3. Alterations to the yoke. You can see in the pattern photo that there are six rings of mosaics in the yoke (in addition to the edging, which is in garter stitch). If you look carefully, you can see that this is actually three repeats of the pattern. Sandi Rosner has written a beautiful pattern, and the way the yoke is designed is brilliant. I especially like the way the decreases are worked into the yoke. However, I encountered some fit problems here and had to improvise on the pattern.
The pattern calls for a decrease row after each pattern repeat. After I had worked five rows of mosaics (thus two and a half pattern repeats and two yoke decrease rows), I had Leah try it on and realized that (1) the cardigan was stretched too tightly around her shoulders, and (2) the yoke would not be long enough if I followed the pattern exactly. Before continuing, I would like to stress two points. First, this is by no means a problem with the pattern. Recall point 2 above – I did not go up a needle size when I began the mosaic portion – thus it is not surprising that I had a few fit issues. Second, and more important, is that ALL patterns are written to standard sizes. The whole point of hand-knitting a garment is to knit it to fit. You should never just knit blindly to the pattern measurement. If the pattern says to knit the sleeves to 19″ for a size 38, and you are a size 38 but have extra long arms, it would be crazy to knit the sleeves to fit the pattern rather than to fit your body.
To fix this, I ripped back to before the second yoke decreases and knit another half-repeat before decreasing. Thus, Leah’s sweater has 7 rows of mosaic (3.5 repeats) with yoke decreases after the second, fifth and seventh rows of mosaics. This means that the decreases are made in the contrast colour (the Candlewick) the second time.

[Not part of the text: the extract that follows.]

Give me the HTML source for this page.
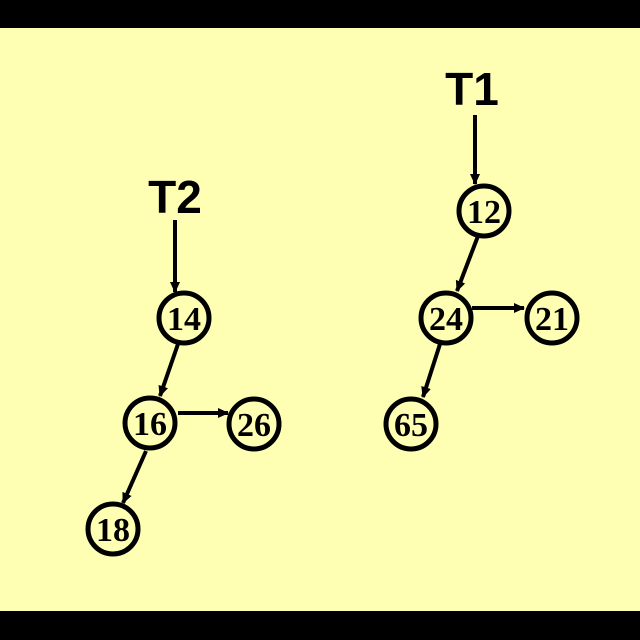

4. The buttonbands. Unblocked, the fit on this cardigan was tight. I was worried about getting a good fit, but didn’t want to do a hard block on the pattern. I decided instead to add a bit more give by adding 4 rows of garter stich in the main colour to the beginning of the button bands. This adds two garter ridges in grey between the yoke pattern and the buttonband edging. This gave me just enough extra “give” so that the fit is perfect. And, I think it looks fabulous. I really like the effect; I think it makes the yoke pattern “pop” even better.
We really went right to the wire with this project. It was 3pm on Saturday by the time I finished blocking it; Leah and I then hopped in the car and raced out to find buttons. I had wanted to find yellow buttons, but they weren’t to be had. Leah insisted these small grey metal ones would be just right, and she nailed it.
The weather has been pretty miserable this Bank Holiday weekend, but the rain held off just enough that I was able to unpin the cardigan and put it outside for a few hours on Sunday afternoon, enough to ensure the back was dry. (You can see I was also busy washing several of Leah’s other hand knitted garments – and one of Emma’s as well; aren’t my girls lucky?)
This pattern is beautifully written and detailed. The cardigan looks so intricate and complicated but is quite simple to knit (the mosaic pattern means that you never knit with more than one colour on any row). I love all of the little details that make the pattern special; for example, the edging done in the mosaic pattern but in garter stitch instead of stockinette. This looks so classy!
And this, Dear Readers, is why I knit!